Despite preliminary testing in the New Mexican desert, I think it is fair to say that no one could possibly have fully understood the horror of an atomic blast -- especially a detonation over an urban area -- before it was actually done in August 1945. This undermines all anti-atomic bomb arguments that feature the barbarism and the absolute ethical horror of it.

In her Aug. 19 letter, "No amount of prudence," Yasuko Okayama wrote, "One thing is clear: Using atomic bombs is an absolute evil no matter how much prudence a country is said to exercise." I don't think it is "clear."

In hindsight it is too easy to call atomic/nuclear weapons the greatest evil and their use as the most immoral act imaginable. The easy social acceptance that this position currently enjoys in the world obscures what I think are two greater truths.

• Conventional warfare in fact is the greater evil because Hiroshima and Nagasaki pale in comparison to the destruction of Coventry, Dresden, Berlin and Tokyo by nonnuclear weapons.

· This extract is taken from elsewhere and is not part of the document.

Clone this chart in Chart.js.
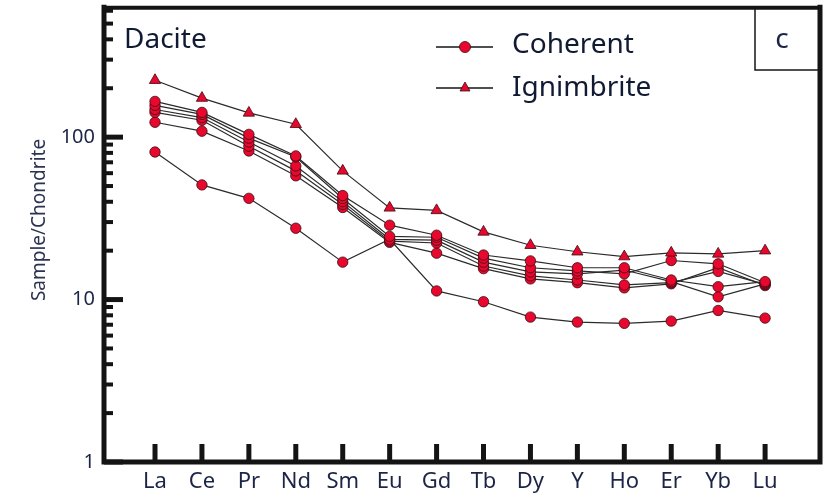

• World War II in the Pacific was a war that Japan started, that Japan waged in a particularly heinous and criminal fashion, and that Japan stubbornly refused to give up long after its cause was lost. The fatal flaw of saying that the atomic destruction of Hiroshima and Nagasaki were unnecessary because America could have forced a far more peaceful resolution to the conflict through blockade of the Japanese islands at that point is that it grossly under estimates the will of people to suffer for what they believe in. With little doubt, the Japanese would have fought on without the shock of Hiroshima and Nagasaki.

Defeat by America is arguably the best thing to have happened to Japan in its history. Likewise, it is arguable that Japan deserved a lot more destruction than U.S. forces meted out. And let's not confuse the factual events of history by introducing innocent civilian casualties as a mitigating element. World War II was a total war and no one was "innocent." But I could be wrong.